An imposing home-track record in the Group One Longines Hong Kong Mile (1,600m) will be given a stern test by French mare Moonlight Cloud, with the locals relying on a horse first-up for more than six months as their highest-rated runner.
While Moonlight Cloud's international rating of 123 makes her the best-credentialled runner in the race, Glorious Days leads the way for the home team with a rating of 120.
Moonlight Cloud will have recent history against her as Freddy Head's five-year-old attempts to shake off a streak of seven straight successes by Hong Kong-trained horses. Unbeaten in four starts this year, Moonlight Cloud will also be aiming to become the first European-trained horse to win the event since Docksider 14 years ago and the first female to triumph since Sunline in 2000.

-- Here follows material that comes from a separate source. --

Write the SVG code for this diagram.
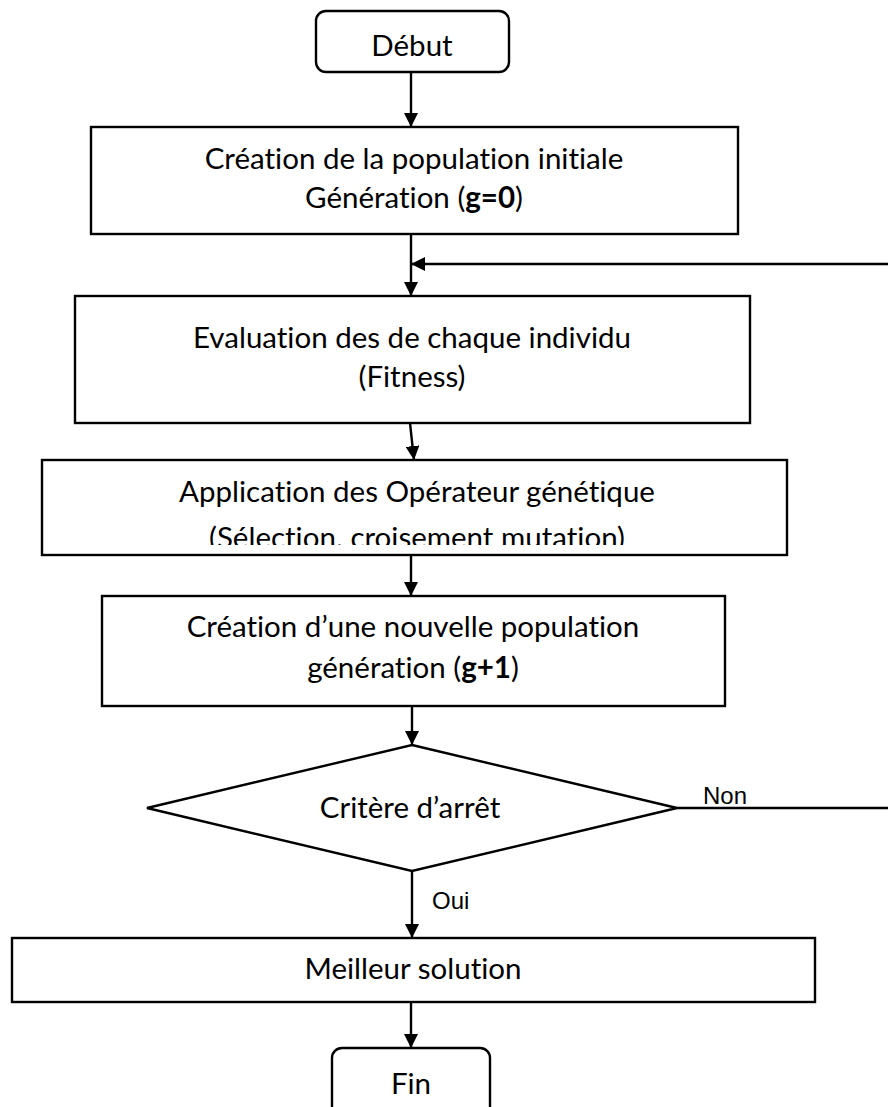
<svg xmlns="http://www.w3.org/2000/svg" width="888" height="1107" viewBox="0 0 888 1107">
  <style>
    .box { fill: #ffffff; stroke: #000000; stroke-width: 2.4; }
    .line { fill: none; stroke: #000000; stroke-width: 2.4; }
    .t { font-family: Lato, "Open Sans", "Liberation Sans", sans-serif; font-size: 29.5px; fill: #000000; text-anchor: middle; font-variant-ligatures: none; }
    .lbl { font-family: "Liberation Sans", Arial, sans-serif; font-size: 24px; fill: #000000; }
    .b { font-weight: bold; }
  </style>
  <defs>
    <marker id="arrow" viewBox="0 0 14 14" refX="14" refY="7" markerWidth="14" markerHeight="14" markerUnits="userSpaceOnUse" orient="auto">
      <path d="M0,0 L14,7 L0,14 Z" fill="#000000"/>
    </marker>
    <clipPath id="clipOps">
      <rect x="42" y="460" width="745" height="85"/>
    </clipPath>
  </defs>
  <rect width="888" height="1107" fill="#ffffff"/>

  <!-- connectors -->
  <g id="connectors">
    <line class="line" x1="411" y1="72" x2="411" y2="127" marker-end="url(#arrow)"/>
    <line class="line" x1="411" y1="234" x2="411" y2="296" marker-end="url(#arrow)"/>
    <line class="line" x1="888" y1="264" x2="411" y2="264" marker-end="url(#arrow)"/>
    <line class="line" x1="410" y1="423" x2="414" y2="460" marker-end="url(#arrow)"/>
    <line class="line" x1="411" y1="555" x2="411" y2="596" marker-end="url(#arrow)"/>
    <line class="line" x1="412" y1="706" x2="412" y2="745" marker-end="url(#arrow)"/>
    <line class="line" x1="677" y1="808" x2="888" y2="808"/>
    <text class="lbl" x="703" y="804">Non</text>
    <line class="line" x1="412" y1="871" x2="412" y2="938" marker-end="url(#arrow)"/>
    <text class="lbl" x="432" y="909">Oui</text>
    <line class="line" x1="411" y1="1002" x2="411" y2="1048" marker-end="url(#arrow)"/>
  </g>

  <g id="debut">
    <rect class="box" x="316" y="11" width="193" height="61" rx="10"/>
    <text class="t" x="412" y="56">Début</text>
  </g>

  <g id="init">
    <rect class="box" x="91" y="127" width="647" height="107"/>
    <text class="t" x="414" y="169">Création de la population initiale</text>
    <text class="t" x="414" y="208">Génération (<tspan class="b">g=0</tspan>)</text>
  </g>

  <g id="eval">
    <rect class="box" x="75" y="296" width="675" height="127"/>
    <text class="t" x="412" y="348">Evaluation des de chaque individu</text>
    <text class="t" x="412" y="387">(Fitness)</text>
  </g>

  <g id="ops">
    <rect class="box" x="42" y="460" width="745" height="95"/>
    <g clip-path="url(#clipOps)">
      <text class="t" x="417" y="502">Application des Opérateur génétique</text>
      <text class="t" x="417" y="548">(Sélection. croisement mutation)</text>
    </g>
  </g>

  <g id="newpop">
    <rect class="box" x="102" y="596" width="623" height="110"/>
    <text class="t" x="413" y="637">Création d’une nouvelle population</text>
    <text class="t" x="413" y="678">génération (<tspan class="b">g+1</tspan>)</text>
  </g>

  <g id="stop">
    <polygon class="box" points="412,745 677,808 412,871 147,808"/>
    <text class="t" x="410" y="818">Critère d’arrêt</text>
  </g>

  <g id="best">
    <rect class="box" x="12" y="938" width="803" height="64"/>
    <text class="t" x="413" y="979">Meilleur solution</text>
  </g>

  <g id="fin">
    <rect class="box" x="332" y="1048" width="158" height="90" rx="10"/>
    <text class="t" x="411" y="1094">Fin</text>
  </g>
</svg>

Glorious Days not only comes in off an interrupted preparation after a disappointing season-ending run in the Yasuda Kinen, he will also be out to break a hoodoo for his trainer John Size. The Australian has won seven premierships but has never experienced victory in any of the four majors, with the Mile the biggest bogey race of them all for the master horseman. Glorious Days gave Size his fourth second placing in the event last year, after Electronic Unicorn (twice) and Armada.
Richard Gibson's Gold-Fun hasn't put a hoof wrong this time in, winning three-from-three, and is one of eight locals entered, along with six horses he accounted for in last Sunday's Group Two Jockey Club Mile.
The visitors are made even stronger by the inclusion of Richard Hannon's exciting filly Sky Lantern, a winner of four Group Ones including this year's 1,000 Guineas.
The Irish-trained sprinter-miler Gordon Lord Byron was runner-up to Moonlight Cloud two starts ago, and is back again after he was touched off for third in this race last year at big odds.
The French-trained six-year-old Shamalgan is an experienced traveller despite being the lowest rated of the runners on 111. Having previously raced in France, Germany and Dubai, Shamalgan broke through at Group One level two starts ago in Italy, winning the Premio Vittorio Di Capua.
Stradbroke Handicap winner Linton is the only Australian entered across the four races, and arrives off two unplaced runs. He is aiming to become the first horse from down under to win at the internationals since Falvelon in 2001.